To replace the images with black boxes, click Replace images from the output file with black boxes.
For .docx tables, you can configure the dataset to either:
Redact the table content. When you select this option, Textual detects sensitive values and replaces them based on the entity type configuration.
Block out all of the table cells. When you select this option, Textual places a black box over each table cell.
On the Dataset Settings panel, under Table settings for DOCX files:
To redact the table content, click Redact content using the entity type configuration. This is the default selection.
To block out the table content, click Block out all table cell content.
For comments in a .docx file, you can configure the dataset to either:
Remove the comments from the file.
Ignore the comments and leave them in the file.

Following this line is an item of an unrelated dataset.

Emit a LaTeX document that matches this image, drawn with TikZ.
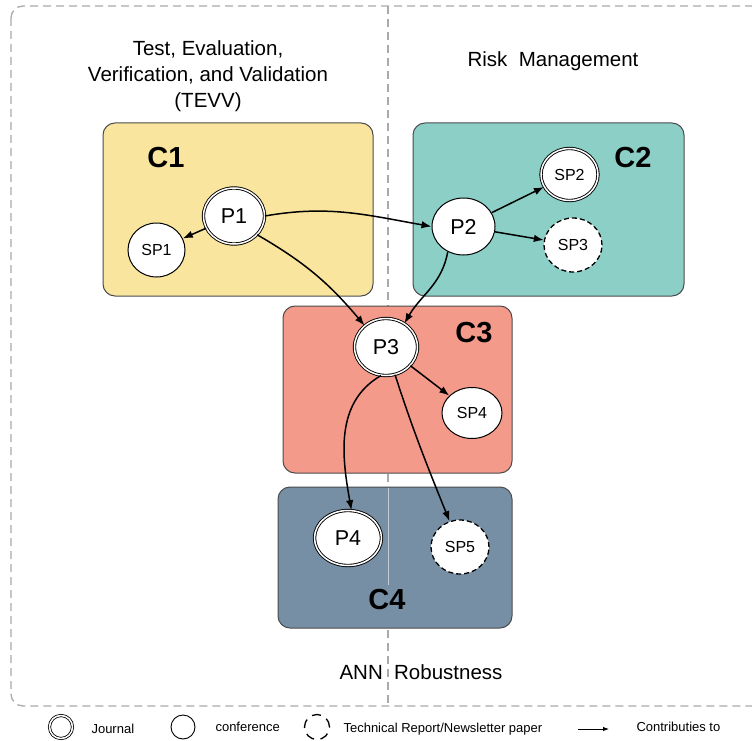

On the Dataset Settings panel, to remove the comments, toggle Remove comments from the output file to the on position. This is the default configuration.
To ignore the comments, toggle Remove comments from the output file to the off position.
By default, Textual redacts scanned-in signatures in PDF files. You can configure the dataset to instead ignore the signatures.
On the Dataset Settings panel:
To redact PDF signatures, toggle Detect and redact signatures in PDFs to the on position. This is the default configuration.
To ignore PDF signatures, toggle Detect and redact signatures in PDFs to the off position.